What about when you run out of Hyper-V server resources? There most basic thing you need to do here is know that you need to buy hardware. Few of us have it sitting around and we run on budgets and on JIT (just in time) principles. Again, you’d need to do some clever management pack authoring (way beyond me to be honest) to detect how full your Hyper-V cluster was. When you get to a trigger point, e.g. starting to work on your second last host, you get an alert. The resolution is buy a server and rack it. You can then use whatever build mechanism you want to deploy the host. The next bit might be an option if you do have servers sitting around and can trigger it using Wake-On-Lan.
ConfigMgr will run a job to deploy an operating system to the idle server. It’s just a plain Windows Server installation image. Thanks to task sequences and some basic Server Manager PowerShell cmdlets, you can install the Hyper-V role and the Failover Clustering feature after the image deployment. A few reboots happen. You can then add it to the Hyper-V cluster.
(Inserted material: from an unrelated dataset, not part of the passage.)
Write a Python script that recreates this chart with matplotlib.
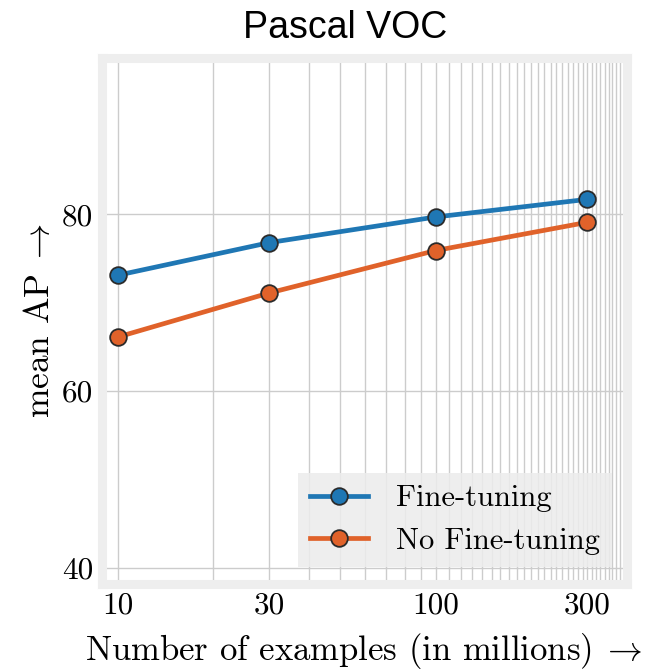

You can approach this one from other angles, e.g. add the host into VMM which triggers a Hyper-V installation.
Now that is optimisation and dynamic IT! All that’s left is for the robots to rise – there’s barely a human to be seen in the process once its all implemented. I guess your role would be to work on the next generation of betas and release candidates so you can upgrade all of this when the time comes.
I’ve not read much about Opalis (recently aquired by Microsoft) but I reckon it could play a big role in this sort of deployment. Microsoft customers who are using System Management Suite CAL’s (SMSE/SMSD) will be able to use Opalis. Integration packs for the other System Center products are on the way in Q3.